◆ **Brief**
Do not repeat pictures. Repeat exactly the lines of the listing below from its first line through the line with "plt.rcParams['font.family'] = ['Liberation".

◆ **Dataset excerpt**
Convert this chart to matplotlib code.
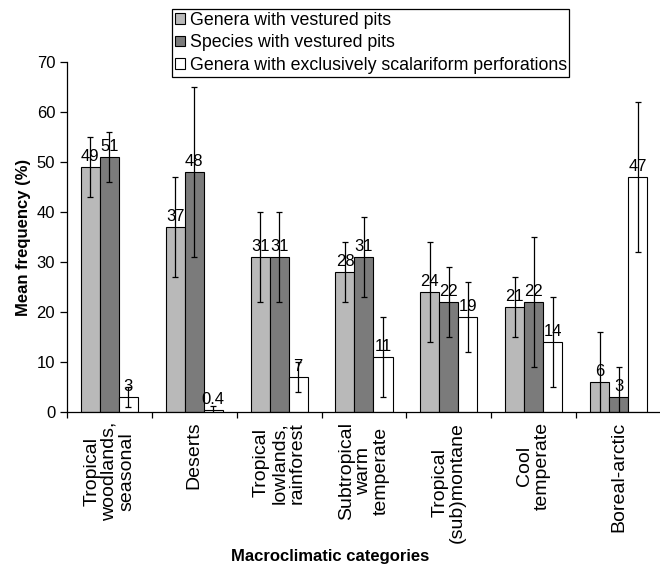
import matplotlib.pyplot as plt
import numpy as np

plt.rcParams['font.family'] = ['Liberation Sans', 'DejaVu Sans']

# categories and series
categories = ["Tropical\nwoodlands,\nseasonal", "Deserts", "Tropical\nlowlands,\nrainforest",
              "Subtropical\nwarm\ntemperate", "Tropical\n(sub)montane", "Cool\ntemperate",
              "Boreal-arctic"]
series_names = ["Genera with vestured pits", "Species with vestured pits",
                "Genera with exclusively scalariform perforations"]
genera_vp = [49, 37, 31, 28, 24, 21, 6]
species_vp = [51, 48, 31, 31, 22, 22, 3]
genera_scal = [3, 0.4, 7, 11, 19, 14, 47]
genera_vp_err = [6, 10, 9, 6, 10, 6, 10]
species_vp_err = [5, 17, 9, 8, 7, 13, 6]
genera_scal_err = [2, 0.8, 3, 8, 7, 9, 15]
value_labels = [["49", "37", "31", "28", "24", "21", "6"],
                ["51", "48", "31", "31", "22", "22", "3"],
                ["3", "0.4", "7", "11", "19", "14", "47"]]
colors = ["#b9b9b9", "#7b7b7b", "#ffffff"]

fig = plt.figure(figsize=(6.6, 5.66), dpi=100)
ax = fig.add_axes([0.1015, 0.272, 0.9, 0.618])

x = np.arange(len(categories))
w = 0.224
all_vals = [genera_vp, species_vp, genera_scal]
all_errs = [genera_vp_err, species_vp_err, genera_scal_err]

for i in range(3):
    pos = x + (i - 1) * w
    ax.bar(pos, all_vals[i], w, color=colors[i], edgecolor="black", linewidth=0.8,
           label=series_names[i], zorder=2)
    ax.errorbar(pos, all_vals[i], yerr=all_errs[i], fmt="none", ecolor="black",
                elinewidth=0.9, capsize=2.5, capthick=0.9, zorder=3)
    for p, v, t in zip(pos, all_vals[i], value_labels[i]):
        ax.annotate(t, (p, v), xytext=(0, 2), textcoords="offset points",
                    ha="center", va="bottom", fontsize=12, zorder=4)

ax.set_xlim(-0.5, 6.5)
ax.set_ylim(0, 70)
ax.set_yticks(range(0, 71, 10))
ax.tick_params(axis="y", labelsize=12, length=5, width=0.9, direction="out")
ax.set_xticks(x)
ax.set_xticklabels(categories, rotation=90, fontsize=14, ha="center", va="top",
                   multialignment="center", linespacing=1.05)
ax.tick_params(axis="x", which="major", length=0, pad=7)
ax.set_xticks(np.arange(-0.5, 7, 1), minor=True)
ax.tick_params(axis="x", which="minor", length=4, width=0.9, direction="out")

for s in ["top", "right"]:
    ax.spines[s].set_visible(False)
ax.spines["left"].set_linewidth(0.9)
ax.spines["bottom"].set_linewidth(0.9)

ax.set_ylabel("Mean frequency (%)", fontsize=12, fontweight="bold", labelpad=4)
fig.text(0.5, 1 - 556 / 566, "Macroclimatic categories", ha="center", va="center",
         fontsize=12, fontweight="bold")

leg = fig.legend(loc="upper left", bbox_to_anchor=(172 / 660, 1 - 9 / 566),
                 borderaxespad=0, fontsize=12.8, handlelength=0.56, handleheight=0.56,
                 handletextpad=0.28, labelspacing=0.32, borderpad=0.15,
                 fancybox=False, edgecolor="black", framealpha=1)
leg.get_frame().set_linewidth(0.9)

fig.savefig("out.png", dpi=100)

◆ **Complete response**
Convert this chart to matplotlib code.
import matplotlib.pyplot as plt
import numpy as np

plt.rcParams['font.family'] = ['Liberation Sans', 'DejaVu Sans']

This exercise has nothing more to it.